Even with the reduction, the expected Q4 ’19 Gazprom price to Moldova is still likely to be more expensive than the closest Austrian VTP Q4 ’19 price, which was assessed by ICIS on Friday at €16.23/MWh. The Ukrainian October ’19 VTP price was assessed by ICIS at €14.31/MWh.
Ciobanu said Gazprom may reduce the price by another $40.00/kscm for the first quarter of 2020, although he insisted that forecasting the price was notoriously difficult.
If granted, the discounted Gazprom Q1 ’20 price to Moldova would be $183.00/kscm (€15.73/MWh), placing it at an estimated €3.60/MWh discount to the Austrian VTP equivalent assessed by ICIS.
However, Ciobanu said: “Forecasting the gas price to Moldova depends on economic and political factors. While the economic factor may be inferred from a contractual annual formula, the political factor remains an enigma.
“One thing is certain, the final price will depend on discussions between the Russian Federation and Ukraine related to transit from 1 January 2020 as well as the political context in Chisinau. In fact, we [Moldova] pay a political price for natural gas,” Ciobanu said.
Gazprom did not respond to questions from ICIS by publication time.
The market specialist said there were several scenarios that were being considered by Moldovan authorities for this winter.
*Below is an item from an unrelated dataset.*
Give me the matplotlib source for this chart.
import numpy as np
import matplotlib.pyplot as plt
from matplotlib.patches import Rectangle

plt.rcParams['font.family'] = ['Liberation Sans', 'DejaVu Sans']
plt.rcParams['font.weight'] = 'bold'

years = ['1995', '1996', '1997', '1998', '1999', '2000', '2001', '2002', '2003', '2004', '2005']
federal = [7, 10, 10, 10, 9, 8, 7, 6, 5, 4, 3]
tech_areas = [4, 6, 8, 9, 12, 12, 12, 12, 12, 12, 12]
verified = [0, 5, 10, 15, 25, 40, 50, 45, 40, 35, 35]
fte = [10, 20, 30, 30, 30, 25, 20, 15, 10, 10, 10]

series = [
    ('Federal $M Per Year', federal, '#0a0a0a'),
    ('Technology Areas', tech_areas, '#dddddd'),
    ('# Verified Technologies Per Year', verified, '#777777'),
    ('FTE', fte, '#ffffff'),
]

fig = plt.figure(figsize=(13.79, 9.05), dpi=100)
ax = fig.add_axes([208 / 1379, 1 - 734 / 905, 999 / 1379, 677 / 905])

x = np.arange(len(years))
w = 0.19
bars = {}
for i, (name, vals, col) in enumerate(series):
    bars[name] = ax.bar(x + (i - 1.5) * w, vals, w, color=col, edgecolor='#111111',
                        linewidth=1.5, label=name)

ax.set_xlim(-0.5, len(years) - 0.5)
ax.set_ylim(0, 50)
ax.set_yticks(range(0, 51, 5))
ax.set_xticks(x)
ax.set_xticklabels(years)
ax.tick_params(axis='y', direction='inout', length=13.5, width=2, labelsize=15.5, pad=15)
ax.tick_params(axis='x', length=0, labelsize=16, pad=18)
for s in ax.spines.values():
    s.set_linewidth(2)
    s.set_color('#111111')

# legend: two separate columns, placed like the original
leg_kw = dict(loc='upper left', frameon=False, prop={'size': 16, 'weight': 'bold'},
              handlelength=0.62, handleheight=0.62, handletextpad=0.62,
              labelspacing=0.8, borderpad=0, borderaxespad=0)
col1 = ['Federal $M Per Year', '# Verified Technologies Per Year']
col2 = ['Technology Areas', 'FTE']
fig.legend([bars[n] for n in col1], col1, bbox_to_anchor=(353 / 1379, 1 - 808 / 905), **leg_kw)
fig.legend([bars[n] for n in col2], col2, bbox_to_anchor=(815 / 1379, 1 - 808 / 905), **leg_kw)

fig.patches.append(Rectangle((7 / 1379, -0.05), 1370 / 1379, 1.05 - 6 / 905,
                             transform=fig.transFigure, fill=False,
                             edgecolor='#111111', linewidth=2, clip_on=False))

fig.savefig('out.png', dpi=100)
In a status quo scenario, Ukraine and Russia would conclude a new transit agreement and volumes would be delivered from Russia to Moldova via Ukraine, as is currently the case.
In a second scenario, the delivery point would be moved from the Ukrainian-Moldovan border to the Ukrainian-Russian border and Moldovan suppliers would off-take volumes directly from there.
In a third scenario, Moldova would be buying gas from Ukraine’s storage.
“Ukraine is ready to offer gas from storage and this could be a temporary solution” he said.
Much, however, will depend on what will be discussed during Ukraine-Russian transit talks which are due to resume in October.